What is the Divergence Form of Gauss's Law?

[warrior_1]

Im really having troubles understanding the divergence form of gauss's law. I have done research on it and am still not able to understand it. it sates that E=\rho/\epsilon or E=rho/epslom, so does that mean that the upside down triangle has no significance, ie does that mean i can simply solve and get rho=E*epslom. Also must the charge density be constant or can it vary with the distance from the centre as the electric field varies??

Thankx in advance for any help provided

 

[jambaugh]

The "upside down triangle" is the "nabla" symbol used to express Divergence, Gradient, and Curl operations in differential calculus.

\nabla \bullet \mathbf{E} = \rho/\epsilon
The divergence of the E field is the charge density over epsilon.

Understanding first that the E field has nothing to do with fluid flow we can still use the analogue of fluid flow to understand the divergence operation.

If you have an incompressible fluid then the only way fluid can flow away from a point in all directions is if fluid is being generated at this point. This is called a source.

The divergence measures the extent to which a vector field seems to be spreading out i.e. if the vector field is a velocity field for a fluid it measure the extent to which that fluid has a source (negative divergence means a sink = negative source sucking up fluid).

In electromagnetism the charge density is the analogue of a source and the E field the analogue of a flow (flux). Even though we don't consider the E field to correspond to any physical flow we still use the terms "flux" and "source" and say the charge density is the source of the E field.

By the same token the curl of a fluid's velocity field expresses the vorticity. You can use this analogy to help visualize the differential forms of Ampere and Maxwell-Faraday laws.

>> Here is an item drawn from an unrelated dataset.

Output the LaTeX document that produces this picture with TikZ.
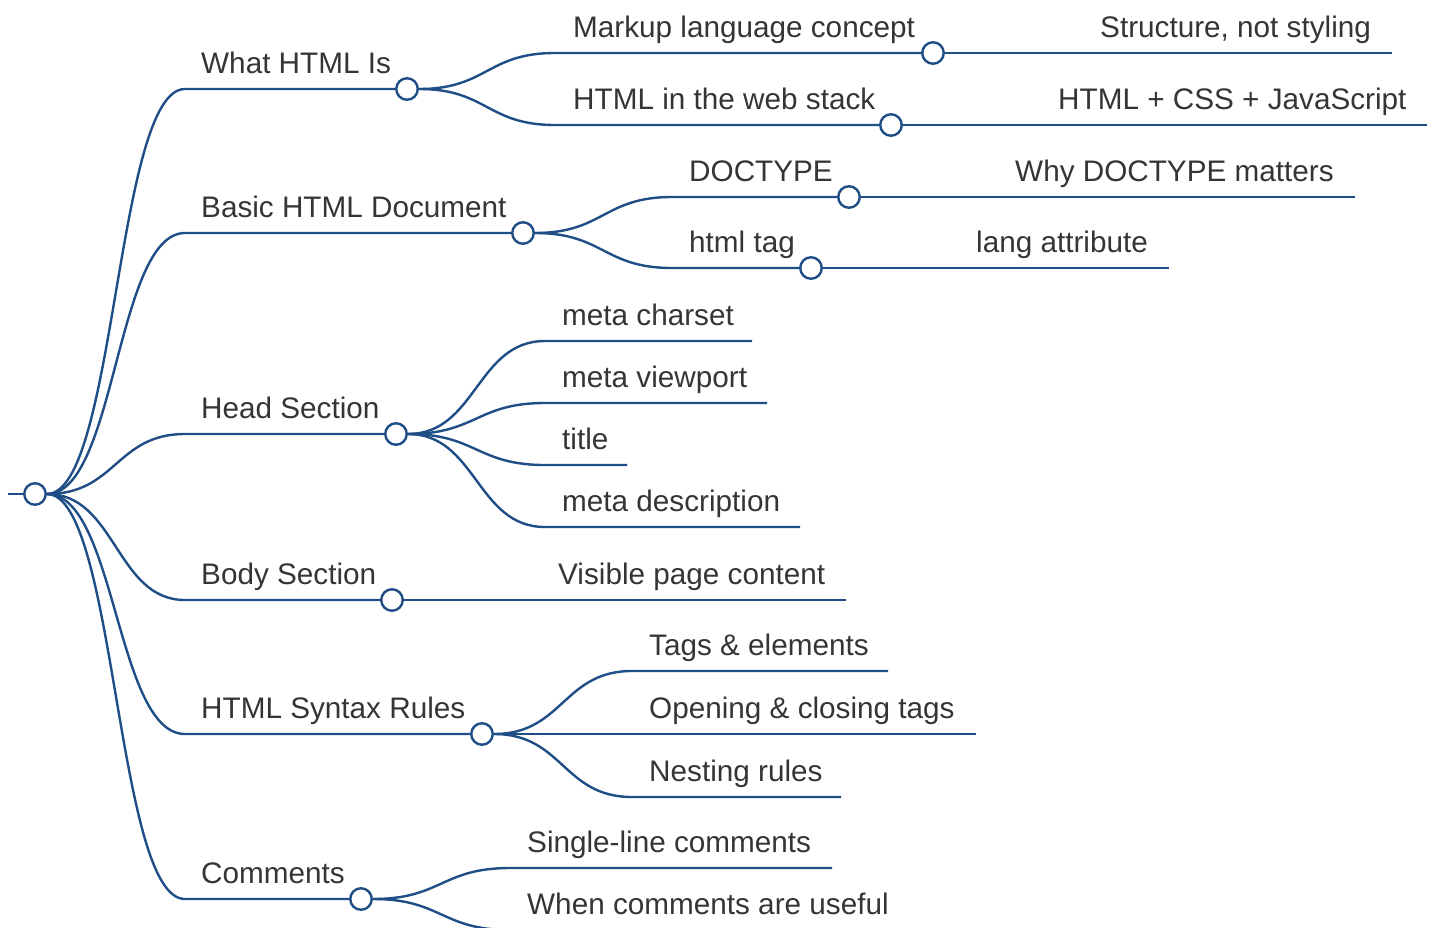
\documentclass[tikz,border=0pt]{standalone}
\usepackage{fontspec}
\setmainfont{Liberation Sans}
\usetikzlibrary{calc,backgrounds}
\definecolor{linkc}{HTML}{1F4E86}
\definecolor{txtc}{HTML}{353535}
\begin{document}
\begin{tikzpicture}[x=1pt,y=-1pt,
  link/.style={to path={let \p1=(\tikztostart),\p2=(\tikztotarget) in
     .. controls ({(\x1+\x2)/2},\y1) and ({(\x1+\x2)/2},\y2) .. (\tikztotarget)}},
  wire/.style={draw=linkc, line width=2.4pt},
  knot/.style={circle, draw=linkc, fill=white, line width=2.4pt, minimum size=21.5pt, inner sep=0pt},
  lab/.style={anchor=base west, inner sep=0pt, text=txtc, font=\fontsize{29.7}{35}\selectfont}]
\useasboundingbox (0,0) rectangle (1437,927);
% root
\node[knot] (root) at (35,494) {};
\coordinate (rin) at (8,494);
% level 1
\coordinate (s1) at (185,89);  \node[knot] (k1) at (407,89) {};  \node[lab] (t1) at (201,73) {What HTML Is};
\coordinate (s2) at (185,233); \node[knot] (k2) at (523,233) {}; \node[lab] (t2) at (201,217) {Basic HTML Document};
\coordinate (s3) at (185,434); \node[knot] (k3) at (396,434) {}; \node[lab] (t3) at (201,418) {Head Section};
\coordinate (s4) at (185,600); \node[knot] (k4) at (392,600) {}; \node[lab] (t4) at (201,584) {Body Section};
\coordinate (s5) at (185,734); \node[knot] (k5) at (482,734) {}; \node[lab] (t5) at (201,718) {HTML Syntax Rules};
\coordinate (s6) at (185,899); \node[knot] (k6) at (361,899) {}; \node[lab] (t6) at (201,883) {Comments};
% What HTML Is
\coordinate (s11) at (555,53);  \node[knot] (k11) at (933,53) {};  \node[lab] (t11) at (573,37) {Markup language concept};
\coordinate (s12) at (555,125); \node[knot] (k12) at (891,125) {}; \node[lab] (t12) at (573,109) {HTML in the web stack};
\coordinate (e111) at (1392,53);  \node[lab] (t111) at (1100,37) {Structure, not styling};
\coordinate (e121) at (1427,125); \node[lab] (t121) at (1058,109) {HTML + CSS + JavaScript};
% Basic HTML Document
\coordinate (s21) at (672,197); \node[knot] (k21) at (849,197) {}; \node[lab] (t21) at (689,181) {DOCTYPE};
\coordinate (s22) at (672,268); \node[knot] (k22) at (811,268) {}; \node[lab] (t22) at (689,252) {html tag};
\coordinate (e211) at (1355,197); \node[lab] (t211) at (1015,181) {Why DOCTYPE matters};
\coordinate (e221) at (1169,268); \node[lab] (t221) at (976,252) {lang attribute};
% Head Section
\coordinate (s31) at (545,341); \coordinate (e31) at (752,341); \node[lab] (t31) at (562,325) {meta charset};
\coordinate (s32) at (545,403); \coordinate (e32) at (767,403); \node[lab] (t32) at (562,387) {meta viewport};
\coordinate (s33) at (545,465); \coordinate (e33) at (627,465); \node[lab] (t33) at (562,449) {title};
\coordinate (s34) at (545,527); \coordinate (e34) at (800,527); \node[lab] (t34) at (562,511) {meta description};
% Body Section
\coordinate (e41) at (846,600); \node[lab] (t41) at (558,584) {Visible page content};
% Syntax
\coordinate (s51) at (632,671); \coordinate (e51) at (888,671); \node[lab] (t51) at (649,655) {Tags \& elements};
\coordinate (s52) at (632,734); \coordinate (e52) at (976,734); \node[lab] (t52) at (649,718) {Opening \& closing tags};
\coordinate (s53) at (632,797); \coordinate (e53) at (841,797); \node[lab] (t53) at (649,781) {Nesting rules};
% Comments
\coordinate (s61) at (510,868); \coordinate (e61) at (832,868); \node[lab] (t61) at (527,852) {Single-line comments};
\coordinate (s62) at (510,930); \coordinate (e62) at (910,930); \node[lab] (t62) at (527,914) {When comments are useful};
\begin{scope}[on background layer]
\draw[wire] (rin) -- (root);
\foreach \i in {1,...,6} {\draw[wire] (root.east) to[link] (s\i) -- (k\i);}
\draw[wire] (k1.east) to[link] (s11) -- (k11);
\draw[wire] (k1.east) to[link] (s12) -- (k12);
\draw[wire] (k11) -- (e111);
\draw[wire] (k12) -- (e121);
\draw[wire] (k2.east) to[link] (s21) -- (k21);
\draw[wire] (k2.east) to[link] (s22) -- (k22);
\draw[wire] (k21) -- (e211);
\draw[wire] (k22) -- (e221);
\foreach \i in {1,...,4} {\draw[wire] (k3.east) to[link] (s3\i) -- (e3\i);}
\draw[wire] (k4) -- (e41);
\foreach \i in {1,...,3} {\draw[wire] (k5.east) to[link] (s5\i) -- (e5\i);}
\foreach \i in {1,2} {\draw[wire] (k6.east) to[link] (s6\i) -- (e6\i);}
\end{scope}
\end{tikzpicture}
\end{document}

I suggest you get a really clear picture of Gauss' Law first.
(The integral of a vector field's component normal to a closed surface is equal to the integral of its divergence inside the region.)
\iint_{\partial \Omega} \mathbf{F}\bullet \mathbf{dS}=\iiint_\Omega \nabla \bullet \mathbf{F} dV
Imagine Gauss' Law applied to an arbitrary small spherical region at a point and you'll have basically the divergence at that point. The divergence equals the flux through the surface which must equal the total source inside that region.